Sébastien Bianchi, originaire de Biot dans les Alpes-Maritimes et issu d'une lignée de rosiéristes, avait écouté les anciens quand il s'était installé en 1989. Sa maison est surélevée et suite aux inondations de l'an passé, il a relevé le chauffage et la cuve... En 2007, il avait abandonné le rosier en fleur coupée produit en pleine terre à cause de la situation économique propre à cette culture, pour se lancer dans les anémones et les renoncules en hiver, les célosies et les pivoines en été, toutes pour la fleur coupée et produites en pleine terre. Ces productions sont labellisées HortiSud. Cette fois, les cycles de culture en place (Lisianthus, renoncules...) sont noyés. Ces dégâts représentent environ six mois de trésorerie perdus et pour les pivoines, c'est l'inconnu. L'an prochain, il pourra un peu compter sur ses rosiers destinés à la parfumerie de Grasse. Il reviendra peut-être aux rosiers en fleur coupée de pleine terre dans l'un de ses tunnels, notamment parce qu'il a de la demande pour son point de vente au détail.

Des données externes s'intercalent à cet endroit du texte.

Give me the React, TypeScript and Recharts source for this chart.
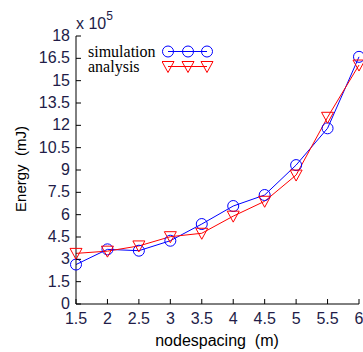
import React from 'react';
import { LineChart, Line, XAxis, YAxis } from 'recharts';

const spacing = [1.5, 2, 2.5, 3, 3.5, 4, 4.5, 5, 5.5, 6];
const simulation = [2.65, 3.67, 3.58, 4.25, 5.37, 6.58, 7.32, 9.33, 11.8, 16.6];
const analysis = [3.4, 3.55, 3.9, 4.52, 4.75, 5.9, 6.9, 8.66, 12.54, 16.05];
const xTicks = [1.5, 2, 2.5, 3, 3.5, 4, 4.5, 5, 5.5, 6];
const yTicks = [0, 1.5, 3, 4.5, 6, 7.5, 9, 10.5, 12, 13.5, 15, 16.5, 18];
const seriesNames = ['simulation', 'analysis'];

const data = spacing.map((s, i) => ({ s, simulation: simulation[i], analysis: analysis[i] }));

const TICK_COLOR = '#221c48';
const FONT = 'Arial, "Liberation Sans", sans-serif';

const Circle = (props: any) => {
  const { cx, cy } = props;
  if (cx == null || cy == null) return null;
  return <circle cx={cx} cy={cy} r={5.5} stroke="#0000ff" strokeWidth={1} fill="none" />;
};

const TriDown = (props: any) => {
  const { cx, cy } = props;
  if (cx == null || cy == null) return null;
  return (
    <path
      d={`M${cx - 6},${cy - 5}L${cx + 6},${cy - 5}L${cx},${cy + 6}Z`}
      stroke="#ff0000"
      strokeWidth={1}
      fill="none"
    />
  );
};

const BottomTick = (props: any) => {
  const { x, y, payload } = props;
  return (
    <g>
      <line x1={x} y1={y} x2={x} y2={y - 5} stroke="#000" />
      <text x={x} y={y + 20} textAnchor="middle" fontSize={16} fontFamily={FONT} fill={TICK_COLOR}>
        {payload.value}
      </text>
    </g>
  );
};

const TopTick = (props: any) => {
  const { x, y } = props;
  return <line x1={x} y1={y} x2={x} y2={y + 5} stroke="#000" />;
};

const LeftTick = (props: any) => {
  const { x, y, payload } = props;
  return (
    <g>
      <line x1={x} y1={y} x2={x + 5} y2={y} stroke="#000" />
      <text x={x - 6} y={y + 5} textAnchor="end" fontSize={16} fontFamily={FONT} fill={TICK_COLOR}>
        {payload.value}
      </text>
    </g>
  );
};

const RightTick = (props: any) => {
  const { x, y } = props;
  return <line x1={x} y1={y} x2={x - 5} y2={y} stroke="#000" />;
};

const LegendBox = () => (
  <div
    style={{
      position: 'absolute',
      left: 88,
      top: 44,
      fontFamily: '"Liberation Serif", "Times New Roman", serif',
      fontSize: 16,
      lineHeight: '15px',
      color: '#000',
    }}
  >
    {seriesNames.map(name => {
      const isSim = name === 'simulation';
      return (
        <div key={name} style={{ display: 'flex', alignItems: 'center', height: 15 }}>
          <span style={{ display: 'inline-block', width: 74, height: 15, lineHeight: '15px' }}>{name}</span>
          <svg width={52} height={15}>
            <line x1={6} y1={7.5} x2={45} y2={7.5} stroke={isSim ? '#0000ff' : '#ff0000'} />
            {[6, 26, 45].map(cx =>
              isSim ? <Circle key={cx} cx={cx} cy={7.5} /> : <TriDown key={cx} cx={cx} cy={7.5} />
            )}
          </svg>
        </div>
      );
    })}
  </div>
);

export default function App() {
  return (
    <div style={{ position: 'absolute', left: 0, top: 0, width: 363, height: 352, background: '#fff' }}>
      <LineChart width={363} height={352} data={data} margin={{ top: 36, right: 4, bottom: 18, left: 36 }}>
        <XAxis
          dataKey="s"
          type="number"
          domain={[1.5, 6]}
          ticks={xTicks}
          height={30}
          tickSize={0}
          tickMargin={0}
          tick={<BottomTick />}
          axisLine={{ stroke: '#000' }}
          interval={0}
        />
        <XAxis
          xAxisId="top"
          dataKey="s"
          type="number"
          orientation="top"
          domain={[1.5, 6]}
          ticks={xTicks}
          height={0}
          tickSize={0}
          tickMargin={0}
          tick={<TopTick />}
          axisLine={{ stroke: '#000' }}
          interval={0}
        />
        <YAxis
          type="number"
          domain={[0, 18]}
          ticks={yTicks}
          width={40}
          tickSize={0}
          tickMargin={0}
          tick={<LeftTick />}
          axisLine={{ stroke: '#000' }}
          interval={0}
        />
        <YAxis
          yAxisId="right"
          type="number"
          orientation="right"
          domain={[0, 18]}
          ticks={yTicks}
          width={0}
          tickSize={0}
          tickMargin={0}
          tick={<RightTick />}
          axisLine={{ stroke: '#000' }}
          interval={0}
        />
        <Line
          dataKey="simulation"
          name="simulation"
          stroke="#0000ff"
          strokeWidth={1}
          dot={<Circle />}
          activeDot={false}
          isAnimationActive={false}
        />
        <Line
          dataKey="analysis"
          name="analysis"
          stroke="#ff0000"
          strokeWidth={1}
          dot={<TriDown />}
          activeDot={false}
          isAnimationActive={false}
        />
      </LineChart>
      <LegendBox />
      <div style={{ position: 'absolute', left: 76, top: 10, fontFamily: FONT, fontSize: 16, lineHeight: '18px', color: TICK_COLOR, whiteSpace: 'nowrap' }}>
        x 10<sup style={{ fontSize: 12, position: 'relative', top: -3 }}>5</sup>
      </div>
      <div
        style={{
          position: 'absolute',
          left: 20,
          top: 169,
          transform: 'translate(-50%, -50%) rotate(-90deg)',
          fontFamily: FONT,
          fontSize: 15,
          color: '#000',
          whiteSpace: 'pre',
        }}
      >
        {'Energy  (mJ)'}
      </div>
      <div
        style={{
          position: 'absolute',
          left: 217,
          top: 341,
          transform: 'translate(-50%, -50%)',
          fontFamily: FONT,
          fontSize: 16,
          color: '#000',
          whiteSpace: 'pre',
        }}
      >
        {'nodespacing  (m)'}
      </div>
    </div>
  );
}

Raphaëlle Vacherot, de la société Les Orchidées de Michel Vacherot, avait une demi-serre prête à la vente. La nouvelle inondation impose de nettoyer. Elle se donne jusqu'aux fêtes de fin d'année pour voir venir et décider de l'avenir de son entreprise. La chambre d'agriculture a permis de trouver un chauffage, mais il reste à remplacer le système de filtration et à trouver une solution pour réchauffer l'eau d'arrosage.

Joël Jutel, responsable d'Exovar, entreprise spécialisée dans la production de plantes aquatiques pour la vente au détail, a été à nouveau inondé. Même s'il est en saison morte, il faut refaire les tablettes, tout reniveler, remplacer du petit matériel... Faute de budget, ayant fait l'impasse sur les assurances, il n'attend aucune aide.

Horticulteurs ou pépiniéristes, tous comptent aujourd'hui sur la confiance de leur clientèle, et espèrent ne pas être oubliés.